Особой разновидностью жанра оказывается медитативная элегия-послание, мотивы и принципы построения которой также заимствуются в первую очередь у Жуковского («Филалету» и, в особенности, «Тургеневу»). При этом элегический сюжет превращается в род символического повествования о духовном пути, проходящем через стадии обольщений, утрат, разочарования, отчаяния и надежды. Собственно биографический план описания лишается почти всякой конкретности. Максимальная обобщенность лирического сюжета позволяет строить его на предельно условных образах: одним из «героев» элегии делается сам поэтический язык. Это дает возможность насыщать элегию интертекстуальным материалом, весьма разнородным с точки зрения генезиса. Восходящие к тому или иному источнику поэтические формулы оказываются знаками определенных культурно-идеологических ценностей, и потому сама смена различных языковых пластов описывает «путь» поэта с не меньшей выразительностью, чем собственно «повествование».

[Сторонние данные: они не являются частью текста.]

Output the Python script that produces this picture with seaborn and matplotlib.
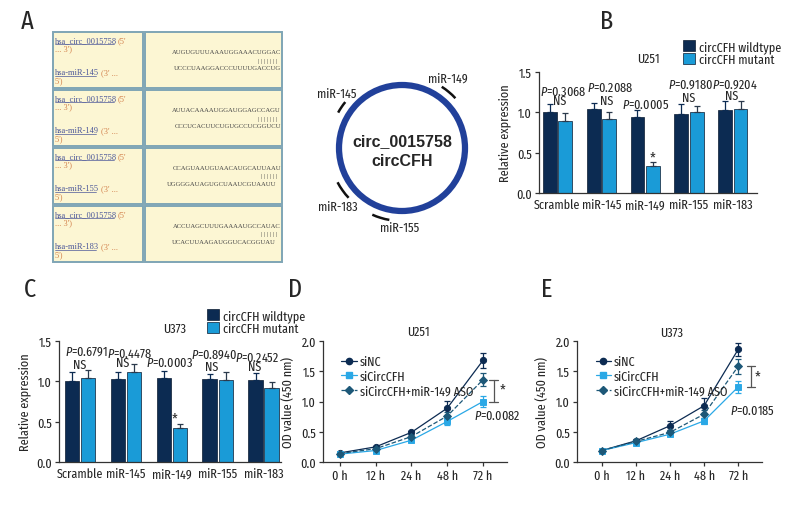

Поэтические системы Жуковского и Батюшкова опирались на сходные идеологические и эстетические представления, при том, что взгляды поэтов, при всей их близости, никогда не совпадали вполне. Это не только обусловило известный параллелизм литературной эволюции, но и подготовило почву для исключительно продуктивного поэтического диалога. Жуковский-поэт всегда несколько «опережал» Батюшкова — как смелостью поставленных вопросов, так и новизной поэтического инструментария, с помощью которого эти вопросы превращались из факта внутренней биографии в факт русской поэзии. В удел Батюшкову достались в основном «ответы» — ответы вполне самостоятельные и порою даже вызывающие, но данные все же в рамках поставленных Жуковским вопросов и изложенные в разработанных им категориях. Поэтому, говоря — вслед за Пушкиным — о «школе, основанной Жуковским и Батюшковым», мы не должны забывать, что ее существование вряд ли было бы возможно без той персональной «школы» Жуковского, через которую прошел Батюшков и которую он, в сущности, не покидал до конца своего творческого пути.
В. А. Кошелев
К. Н. Батюшков и Муравьевы:
К проблеме формирования «декабристского» сознания
Еще при жизни Батюшкова его трагическая судьба была поставлена в связь с крупнейшим явлением общественной жизни России того времени — восстанием декабристов. М. А. Дмитриев в «Мелочах из запаса моей памяти», ссылаясь на устное свидетельство своего весьма информированного дяди, поэта И. И. Дмитриева, заметил: «Батюшков… был воспитан в доме Михаила Никитича Муравьева. С его сыновьями был он в связи дружественной. Очень вероятно, что они открывали ему свое известное предприятие. Батюшков, с одной стороны, не хотел изменить своему долгу; с другой — боялся обнаружить сыновей своего благодетеля. Эта борьба мучила его совесть, гнела его чистую поэтическую душу. С намерением убежать от этой тайны и от самого места, где готовилось преступное предприятие, убежать от самого себя, с этим намерением отправился он в Италию, к тамошней миссии, и везде носил с собою грызущего его червя. К этому могло присоединиться и то, что он был недоволен своею службою и посланником. По этой причине он должен был возвратиться в Россию; а там-то его и грызла его роковая тайна. Хотя это только догадка; но если она справедлива, то, может быть, поэтому-то он, в сумасшествии, и возненавидел всех прежних друзей своих, с виновными вместе и невинных. Известно, что он не мог слышать о них равнодушно…» [248] .
248
Дмитриев М. А. Мелочи из запаса моей памяти. Изд. 2-е. М., 1869. С. 197–198.